— start —
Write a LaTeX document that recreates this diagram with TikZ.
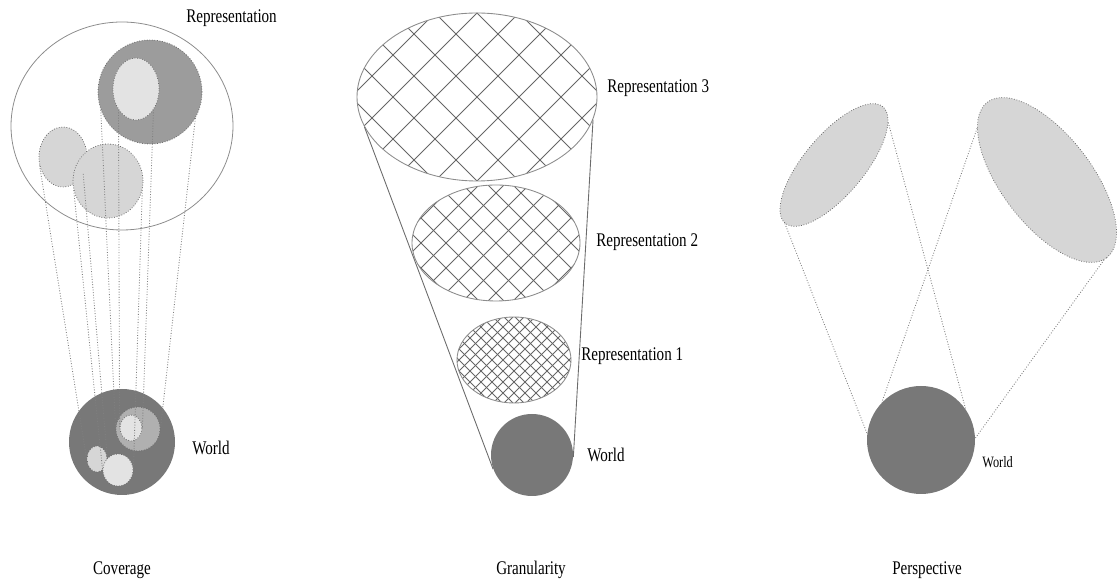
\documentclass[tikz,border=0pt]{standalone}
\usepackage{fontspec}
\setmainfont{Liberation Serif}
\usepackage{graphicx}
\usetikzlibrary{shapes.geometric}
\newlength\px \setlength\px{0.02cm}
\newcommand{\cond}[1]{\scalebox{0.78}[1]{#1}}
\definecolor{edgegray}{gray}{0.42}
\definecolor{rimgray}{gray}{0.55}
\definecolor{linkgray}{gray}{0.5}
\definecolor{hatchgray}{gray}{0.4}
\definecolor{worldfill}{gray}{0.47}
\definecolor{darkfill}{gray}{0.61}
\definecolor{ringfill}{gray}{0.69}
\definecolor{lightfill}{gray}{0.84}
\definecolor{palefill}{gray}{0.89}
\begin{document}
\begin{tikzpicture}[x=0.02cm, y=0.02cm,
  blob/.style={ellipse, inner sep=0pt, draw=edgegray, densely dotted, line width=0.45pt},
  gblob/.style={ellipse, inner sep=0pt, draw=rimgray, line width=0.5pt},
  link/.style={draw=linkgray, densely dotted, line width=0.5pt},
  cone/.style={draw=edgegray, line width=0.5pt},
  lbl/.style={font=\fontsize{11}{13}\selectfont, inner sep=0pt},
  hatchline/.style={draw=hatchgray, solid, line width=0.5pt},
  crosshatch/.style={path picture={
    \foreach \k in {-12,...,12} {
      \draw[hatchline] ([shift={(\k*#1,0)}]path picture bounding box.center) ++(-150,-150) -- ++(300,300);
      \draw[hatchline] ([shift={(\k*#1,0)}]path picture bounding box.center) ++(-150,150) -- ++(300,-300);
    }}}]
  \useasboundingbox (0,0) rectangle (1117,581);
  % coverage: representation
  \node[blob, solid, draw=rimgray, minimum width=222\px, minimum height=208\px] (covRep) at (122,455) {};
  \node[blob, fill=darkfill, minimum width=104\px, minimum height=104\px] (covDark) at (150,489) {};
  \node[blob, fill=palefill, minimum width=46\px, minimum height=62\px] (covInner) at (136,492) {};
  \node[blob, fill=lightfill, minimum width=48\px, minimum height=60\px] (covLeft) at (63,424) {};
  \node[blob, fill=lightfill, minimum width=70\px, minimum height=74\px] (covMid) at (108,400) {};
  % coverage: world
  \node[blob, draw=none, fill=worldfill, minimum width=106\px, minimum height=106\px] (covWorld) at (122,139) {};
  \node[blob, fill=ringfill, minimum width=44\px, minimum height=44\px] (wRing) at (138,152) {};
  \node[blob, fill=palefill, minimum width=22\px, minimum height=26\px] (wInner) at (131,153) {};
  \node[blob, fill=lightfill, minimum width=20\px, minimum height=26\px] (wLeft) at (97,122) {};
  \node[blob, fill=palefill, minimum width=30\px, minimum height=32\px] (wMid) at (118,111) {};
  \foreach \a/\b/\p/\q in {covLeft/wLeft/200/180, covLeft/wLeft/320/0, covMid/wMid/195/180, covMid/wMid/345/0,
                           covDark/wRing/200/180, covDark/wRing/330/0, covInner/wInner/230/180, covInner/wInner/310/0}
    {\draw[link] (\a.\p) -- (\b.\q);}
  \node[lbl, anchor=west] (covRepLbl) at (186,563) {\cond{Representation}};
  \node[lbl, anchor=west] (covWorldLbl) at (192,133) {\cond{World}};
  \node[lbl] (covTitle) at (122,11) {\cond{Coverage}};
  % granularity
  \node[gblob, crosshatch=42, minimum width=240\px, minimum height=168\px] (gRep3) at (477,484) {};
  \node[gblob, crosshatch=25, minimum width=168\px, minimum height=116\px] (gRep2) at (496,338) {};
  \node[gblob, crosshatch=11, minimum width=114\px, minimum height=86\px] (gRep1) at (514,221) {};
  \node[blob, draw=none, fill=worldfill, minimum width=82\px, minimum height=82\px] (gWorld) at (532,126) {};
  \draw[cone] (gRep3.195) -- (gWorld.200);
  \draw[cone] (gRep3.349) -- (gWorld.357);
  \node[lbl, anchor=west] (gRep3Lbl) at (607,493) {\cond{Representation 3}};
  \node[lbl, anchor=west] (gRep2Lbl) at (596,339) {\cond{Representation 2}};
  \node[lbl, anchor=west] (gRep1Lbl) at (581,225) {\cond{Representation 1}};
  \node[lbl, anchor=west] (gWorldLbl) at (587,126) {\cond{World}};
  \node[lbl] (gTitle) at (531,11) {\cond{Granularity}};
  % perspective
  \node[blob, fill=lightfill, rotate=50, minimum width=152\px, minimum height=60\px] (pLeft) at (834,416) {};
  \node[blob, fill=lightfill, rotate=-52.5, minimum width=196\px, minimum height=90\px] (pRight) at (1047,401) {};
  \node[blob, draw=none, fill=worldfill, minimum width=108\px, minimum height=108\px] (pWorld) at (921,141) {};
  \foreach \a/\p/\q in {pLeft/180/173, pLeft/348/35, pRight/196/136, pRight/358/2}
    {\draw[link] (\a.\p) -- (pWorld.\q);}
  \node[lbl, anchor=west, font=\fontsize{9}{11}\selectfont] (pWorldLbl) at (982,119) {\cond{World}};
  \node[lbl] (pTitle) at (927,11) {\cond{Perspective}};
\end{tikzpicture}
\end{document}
— end —
Problem:
Reproduce the material above in full, exactly, with no images.

Solution:
Write a LaTeX document that recreates this diagram with TikZ.
\documentclass[tikz,border=0pt]{standalone}
\usepackage{fontspec}
\setmainfont{Liberation Serif}
\usepackage{graphicx}
\usetikzlibrary{shapes.geometric}
\newlength\px \setlength\px{0.02cm}
\newcommand{\cond}[1]{\scalebox{0.78}[1]{#1}}
\definecolor{edgegray}{gray}{0.42}
\definecolor{rimgray}{gray}{0.55}
\definecolor{linkgray}{gray}{0.5}
\definecolor{hatchgray}{gray}{0.4}
\definecolor{worldfill}{gray}{0.47}
\definecolor{darkfill}{gray}{0.61}
\definecolor{ringfill}{gray}{0.69}
\definecolor{lightfill}{gray}{0.84}
\definecolor{palefill}{gray}{0.89}
\begin{document}
\begin{tikzpicture}[x=0.02cm, y=0.02cm,
  blob/.style={ellipse, inner sep=0pt, draw=edgegray, densely dotted, line width=0.45pt},
  gblob/.style={ellipse, inner sep=0pt, draw=rimgray, line width=0.5pt},
  link/.style={draw=linkgray, densely dotted, line width=0.5pt},
  cone/.style={draw=edgegray, line width=0.5pt},
  lbl/.style={font=\fontsize{11}{13}\selectfont, inner sep=0pt},
  hatchline/.style={draw=hatchgray, solid, line width=0.5pt},
  crosshatch/.style={path picture={
    \foreach \k in {-12,...,12} {
      \draw[hatchline] ([shift={(\k*#1,0)}]path picture bounding box.center) ++(-150,-150) -- ++(300,300);
      \draw[hatchline] ([shift={(\k*#1,0)}]path picture bounding box.center) ++(-150,150) -- ++(300,-300);
    }}}]
  \useasboundingbox (0,0) rectangle (1117,581);
  % coverage: representation
  \node[blob, solid, draw=rimgray, minimum width=222\px, minimum height=208\px] (covRep) at (122,455) {};
  \node[blob, fill=darkfill, minimum width=104\px, minimum height=104\px] (covDark) at (150,489) {};
  \node[blob, fill=palefill, minimum width=46\px, minimum height=62\px] (covInner) at (136,492) {};
  \node[blob, fill=lightfill, minimum width=48\px, minimum height=60\px] (covLeft) at (63,424) {};
  \node[blob, fill=lightfill, minimum width=70\px, minimum height=74\px] (covMid) at (108,400) {};
  % coverage: world
  \node[blob, draw=none, fill=worldfill, minimum width=106\px, minimum height=106\px] (covWorld) at (122,139) {};
  \node[blob, fill=ringfill, minimum width=44\px, minimum height=44\px] (wRing) at (138,152) {};
  \node[blob, fill=palefill, minimum width=22\px, minimum height=26\px] (wInner) at (131,153) {};
  \node[blob, fill=lightfill, minimum width=20\px, minimum height=26\px] (wLeft) at (97,122) {};
  \node[blob, fill=palefill, minimum width=30\px, minimum height=32\px] (wMid) at (118,111) {};
  \foreach \a/\b/\p/\q in {covLeft/wLeft/200/180, covLeft/wLeft/320/0, covMid/wMid/195/180, covMid/wMid/345/0,
                           covDark/wRing/200/180, covDark/wRing/330/0, covInner/wInner/230/180, covInner/wInner/310/0}
    {\draw[link] (\a.\p) -- (\b.\q);}
  \node[lbl, anchor=west] (covRepLbl) at (186,563) {\cond{Representation}};
  \node[lbl, anchor=west] (covWorldLbl) at (192,133) {\cond{World}};
  \node[lbl] (covTitle) at (122,11) {\cond{Coverage}};
  % granularity
  \node[gblob, crosshatch=42, minimum width=240\px, minimum height=168\px] (gRep3) at (477,484) {};
  \node[gblob, crosshatch=25, minimum width=168\px, minimum height=116\px] (gRep2) at (496,338) {};
  \node[gblob, crosshatch=11, minimum width=114\px, minimum height=86\px] (gRep1) at (514,221) {};
  \node[blob, draw=none, fill=worldfill, minimum width=82\px, minimum height=82\px] (gWorld) at (532,126) {};
  \draw[cone] (gRep3.195) -- (gWorld.200);
  \draw[cone] (gRep3.349) -- (gWorld.357);
  \node[lbl, anchor=west] (gRep3Lbl) at (607,493) {\cond{Representation 3}};
  \node[lbl, anchor=west] (gRep2Lbl) at (596,339) {\cond{Representation 2}};
  \node[lbl, anchor=west] (gRep1Lbl) at (581,225) {\cond{Representation 1}};
  \node[lbl, anchor=west] (gWorldLbl) at (587,126) {\cond{World}};
  \node[lbl] (gTitle) at (531,11) {\cond{Granularity}};
  % perspective
  \node[blob, fill=lightfill, rotate=50, minimum width=152\px, minimum height=60\px] (pLeft) at (834,416) {};
  \node[blob, fill=lightfill, rotate=-52.5, minimum width=196\px, minimum height=90\px] (pRight) at (1047,401) {};
  \node[blob, draw=none, fill=worldfill, minimum width=108\px, minimum height=108\px] (pWorld) at (921,141) {};
  \foreach \a/\p/\q in {pLeft/180/173, pLeft/348/35, pRight/196/136, pRight/358/2}
    {\draw[link] (\a.\p) -- (pWorld.\q);}
  \node[lbl, anchor=west, font=\fontsize{9}{11}\selectfont] (pWorldLbl) at (982,119) {\cond{World}};
  \node[lbl] (pTitle) at (927,11) {\cond{Perspective}};
\end{tikzpicture}
\end{document}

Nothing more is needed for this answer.